### WORK TO BE COMPLETED
Read the listing and extract each line that includes the word "this".

------ RECORDS SHOWN

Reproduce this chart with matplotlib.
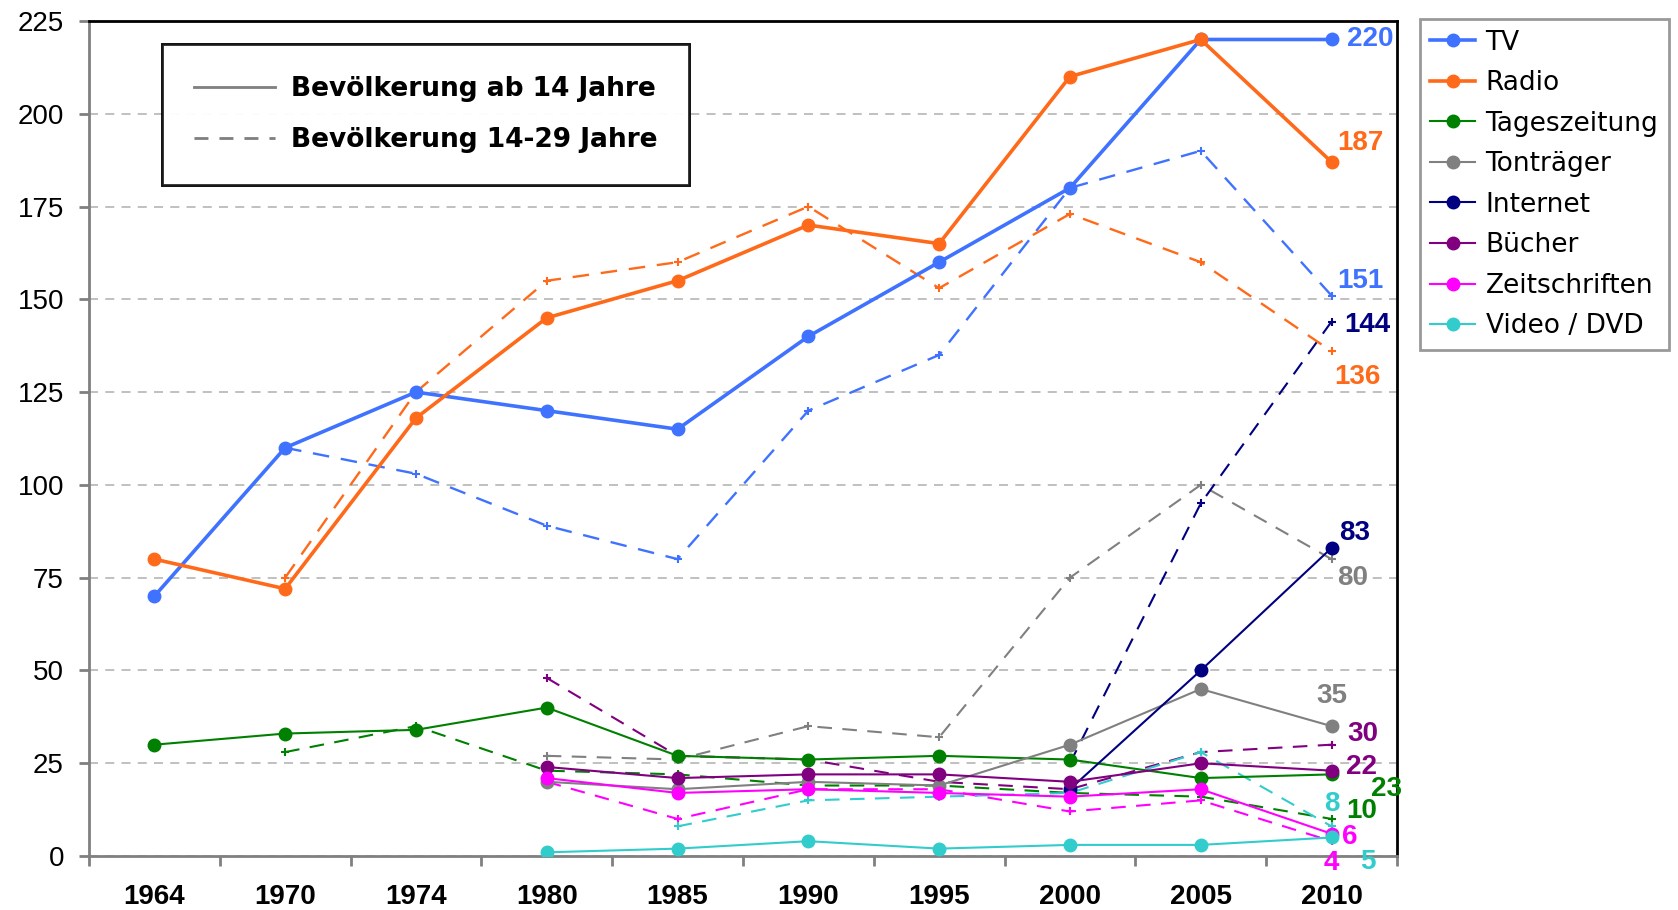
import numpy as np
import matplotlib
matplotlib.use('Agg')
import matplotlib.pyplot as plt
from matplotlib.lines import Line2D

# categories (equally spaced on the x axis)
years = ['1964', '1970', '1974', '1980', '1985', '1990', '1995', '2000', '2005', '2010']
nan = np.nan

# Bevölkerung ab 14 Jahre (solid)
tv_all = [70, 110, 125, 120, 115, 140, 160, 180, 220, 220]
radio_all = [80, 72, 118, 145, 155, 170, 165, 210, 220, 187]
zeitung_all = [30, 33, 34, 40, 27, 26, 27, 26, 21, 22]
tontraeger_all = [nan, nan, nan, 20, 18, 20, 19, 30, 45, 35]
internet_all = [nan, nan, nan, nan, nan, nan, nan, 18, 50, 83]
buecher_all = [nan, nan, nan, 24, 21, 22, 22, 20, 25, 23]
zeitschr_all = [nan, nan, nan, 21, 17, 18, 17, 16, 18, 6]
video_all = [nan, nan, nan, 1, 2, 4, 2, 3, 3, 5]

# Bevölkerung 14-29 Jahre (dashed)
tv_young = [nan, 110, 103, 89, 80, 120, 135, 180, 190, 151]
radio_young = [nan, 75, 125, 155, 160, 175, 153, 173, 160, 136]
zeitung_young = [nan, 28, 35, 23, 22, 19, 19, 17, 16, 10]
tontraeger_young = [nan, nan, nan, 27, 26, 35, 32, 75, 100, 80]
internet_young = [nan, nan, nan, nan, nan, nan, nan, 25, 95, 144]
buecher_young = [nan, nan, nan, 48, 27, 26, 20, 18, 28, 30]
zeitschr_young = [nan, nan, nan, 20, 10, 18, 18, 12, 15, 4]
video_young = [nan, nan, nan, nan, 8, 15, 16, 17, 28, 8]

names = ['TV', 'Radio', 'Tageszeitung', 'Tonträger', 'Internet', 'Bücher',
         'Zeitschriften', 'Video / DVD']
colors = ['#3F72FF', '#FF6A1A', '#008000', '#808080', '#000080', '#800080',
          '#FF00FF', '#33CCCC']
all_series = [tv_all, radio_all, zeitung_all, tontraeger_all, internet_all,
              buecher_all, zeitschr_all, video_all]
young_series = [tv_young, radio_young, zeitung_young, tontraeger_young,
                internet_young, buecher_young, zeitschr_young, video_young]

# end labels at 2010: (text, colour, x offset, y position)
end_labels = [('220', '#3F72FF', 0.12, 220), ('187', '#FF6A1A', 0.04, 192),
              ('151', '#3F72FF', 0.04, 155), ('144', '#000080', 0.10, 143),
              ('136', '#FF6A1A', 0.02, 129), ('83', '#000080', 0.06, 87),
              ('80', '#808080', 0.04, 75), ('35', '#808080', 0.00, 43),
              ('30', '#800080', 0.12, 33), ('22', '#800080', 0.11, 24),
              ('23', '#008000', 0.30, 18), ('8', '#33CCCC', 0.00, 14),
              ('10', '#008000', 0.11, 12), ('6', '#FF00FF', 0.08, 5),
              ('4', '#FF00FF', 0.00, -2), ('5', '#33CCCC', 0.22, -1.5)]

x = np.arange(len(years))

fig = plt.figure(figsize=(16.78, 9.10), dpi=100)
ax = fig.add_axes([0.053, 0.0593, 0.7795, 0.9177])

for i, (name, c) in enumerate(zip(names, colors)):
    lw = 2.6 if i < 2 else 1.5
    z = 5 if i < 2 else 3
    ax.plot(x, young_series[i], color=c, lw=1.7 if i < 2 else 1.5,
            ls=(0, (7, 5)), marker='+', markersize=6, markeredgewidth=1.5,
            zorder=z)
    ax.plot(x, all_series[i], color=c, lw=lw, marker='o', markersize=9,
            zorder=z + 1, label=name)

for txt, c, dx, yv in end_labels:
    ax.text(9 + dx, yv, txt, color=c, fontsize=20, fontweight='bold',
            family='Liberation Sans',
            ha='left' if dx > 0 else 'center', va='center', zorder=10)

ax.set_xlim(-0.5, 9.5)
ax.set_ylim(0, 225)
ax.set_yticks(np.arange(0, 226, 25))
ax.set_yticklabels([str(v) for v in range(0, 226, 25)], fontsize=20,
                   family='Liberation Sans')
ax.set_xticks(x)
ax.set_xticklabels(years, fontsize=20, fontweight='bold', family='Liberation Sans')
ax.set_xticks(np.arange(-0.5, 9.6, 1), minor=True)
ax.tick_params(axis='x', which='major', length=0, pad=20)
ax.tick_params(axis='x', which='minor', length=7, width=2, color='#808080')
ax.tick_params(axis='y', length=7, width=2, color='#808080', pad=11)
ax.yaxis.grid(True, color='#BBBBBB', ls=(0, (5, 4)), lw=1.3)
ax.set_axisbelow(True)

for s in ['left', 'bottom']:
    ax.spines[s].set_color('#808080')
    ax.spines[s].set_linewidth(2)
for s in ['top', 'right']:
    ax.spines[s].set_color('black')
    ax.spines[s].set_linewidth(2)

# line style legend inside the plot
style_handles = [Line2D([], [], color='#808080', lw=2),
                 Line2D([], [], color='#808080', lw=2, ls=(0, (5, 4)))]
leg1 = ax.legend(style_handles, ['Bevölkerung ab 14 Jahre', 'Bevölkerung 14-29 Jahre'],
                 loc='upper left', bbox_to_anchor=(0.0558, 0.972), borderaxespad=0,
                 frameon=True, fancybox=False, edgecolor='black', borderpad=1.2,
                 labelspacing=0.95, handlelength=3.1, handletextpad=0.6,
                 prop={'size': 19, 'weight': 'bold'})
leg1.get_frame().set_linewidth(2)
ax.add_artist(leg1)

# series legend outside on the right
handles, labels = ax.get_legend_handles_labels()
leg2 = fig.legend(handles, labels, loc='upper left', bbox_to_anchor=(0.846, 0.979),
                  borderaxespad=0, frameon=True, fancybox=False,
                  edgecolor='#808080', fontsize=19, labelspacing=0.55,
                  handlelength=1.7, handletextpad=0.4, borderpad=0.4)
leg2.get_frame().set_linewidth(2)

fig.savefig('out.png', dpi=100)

------------
------ RECORDS SHOWN

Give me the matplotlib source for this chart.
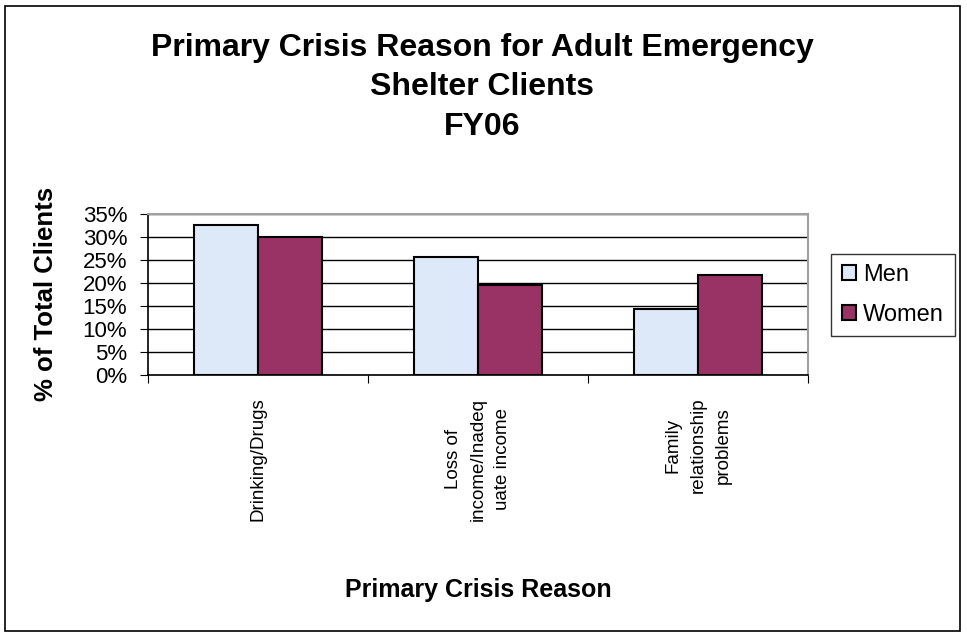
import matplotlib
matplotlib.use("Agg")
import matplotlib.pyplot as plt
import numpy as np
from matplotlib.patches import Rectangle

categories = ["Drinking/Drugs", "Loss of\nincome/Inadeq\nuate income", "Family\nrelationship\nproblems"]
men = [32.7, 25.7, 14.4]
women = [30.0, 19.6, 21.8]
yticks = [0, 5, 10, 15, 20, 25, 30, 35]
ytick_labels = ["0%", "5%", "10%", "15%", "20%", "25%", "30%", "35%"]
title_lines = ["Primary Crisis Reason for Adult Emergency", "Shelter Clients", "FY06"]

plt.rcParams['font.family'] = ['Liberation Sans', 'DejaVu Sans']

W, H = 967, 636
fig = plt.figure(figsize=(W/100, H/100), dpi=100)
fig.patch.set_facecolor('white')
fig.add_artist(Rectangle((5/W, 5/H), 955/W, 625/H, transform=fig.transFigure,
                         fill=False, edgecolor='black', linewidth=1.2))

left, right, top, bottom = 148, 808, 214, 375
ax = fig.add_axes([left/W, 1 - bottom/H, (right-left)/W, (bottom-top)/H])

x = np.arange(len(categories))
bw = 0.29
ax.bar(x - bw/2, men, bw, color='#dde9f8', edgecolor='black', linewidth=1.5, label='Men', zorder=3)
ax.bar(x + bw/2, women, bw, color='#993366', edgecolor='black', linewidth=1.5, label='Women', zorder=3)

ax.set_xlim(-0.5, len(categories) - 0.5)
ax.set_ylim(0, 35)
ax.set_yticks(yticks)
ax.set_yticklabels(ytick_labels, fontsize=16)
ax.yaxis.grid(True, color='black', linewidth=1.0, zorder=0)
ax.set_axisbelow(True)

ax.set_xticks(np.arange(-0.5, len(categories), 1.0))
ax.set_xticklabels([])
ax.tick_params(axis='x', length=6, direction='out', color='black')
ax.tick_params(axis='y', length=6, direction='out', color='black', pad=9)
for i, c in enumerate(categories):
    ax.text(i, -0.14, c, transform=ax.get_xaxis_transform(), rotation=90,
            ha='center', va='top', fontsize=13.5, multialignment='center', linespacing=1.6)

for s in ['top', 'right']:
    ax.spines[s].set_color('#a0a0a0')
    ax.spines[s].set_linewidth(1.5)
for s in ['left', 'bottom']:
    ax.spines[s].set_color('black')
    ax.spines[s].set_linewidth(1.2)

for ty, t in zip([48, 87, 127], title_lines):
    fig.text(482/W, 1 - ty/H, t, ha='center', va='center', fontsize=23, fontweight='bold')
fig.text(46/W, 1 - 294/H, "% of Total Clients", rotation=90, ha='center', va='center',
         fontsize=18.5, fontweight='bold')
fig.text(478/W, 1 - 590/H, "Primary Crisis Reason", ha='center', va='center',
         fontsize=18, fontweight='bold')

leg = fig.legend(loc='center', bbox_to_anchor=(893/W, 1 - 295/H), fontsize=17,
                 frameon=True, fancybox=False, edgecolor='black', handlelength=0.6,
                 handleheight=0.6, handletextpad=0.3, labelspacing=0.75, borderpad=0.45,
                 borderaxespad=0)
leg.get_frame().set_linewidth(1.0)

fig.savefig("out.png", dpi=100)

------------
------ RECORDS SHOWN

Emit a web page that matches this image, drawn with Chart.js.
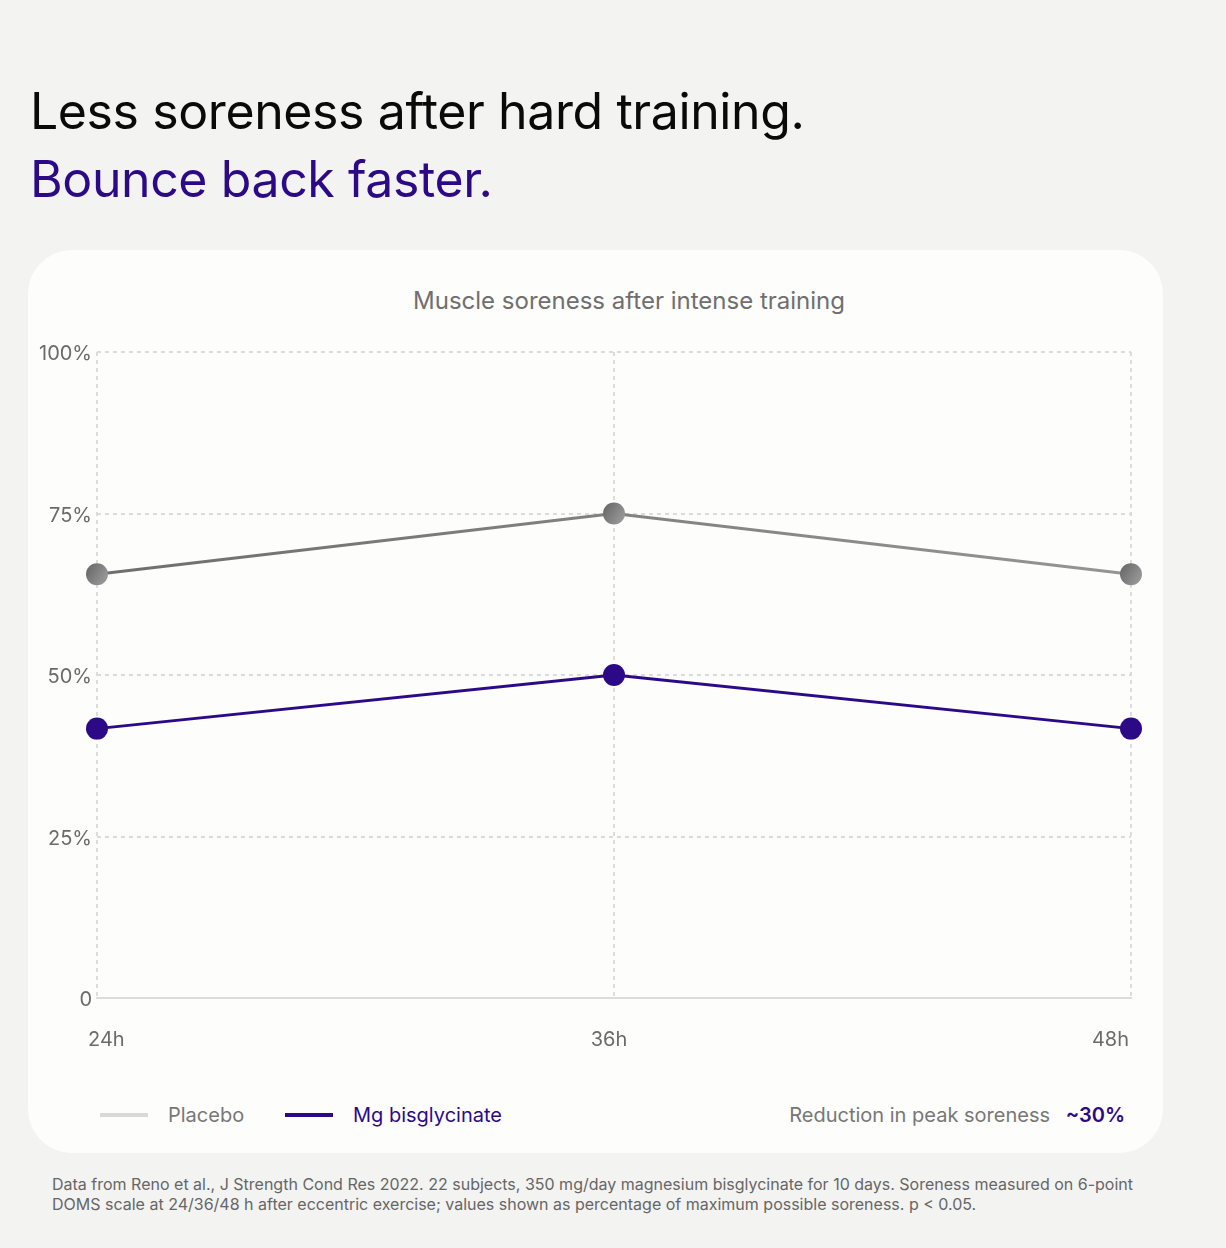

------------

### WORKED ANSWER
Reproduce this chart with matplotlib.
Give me the matplotlib source for this chart.
Emit a web page that matches this image, drawn with Chart.js.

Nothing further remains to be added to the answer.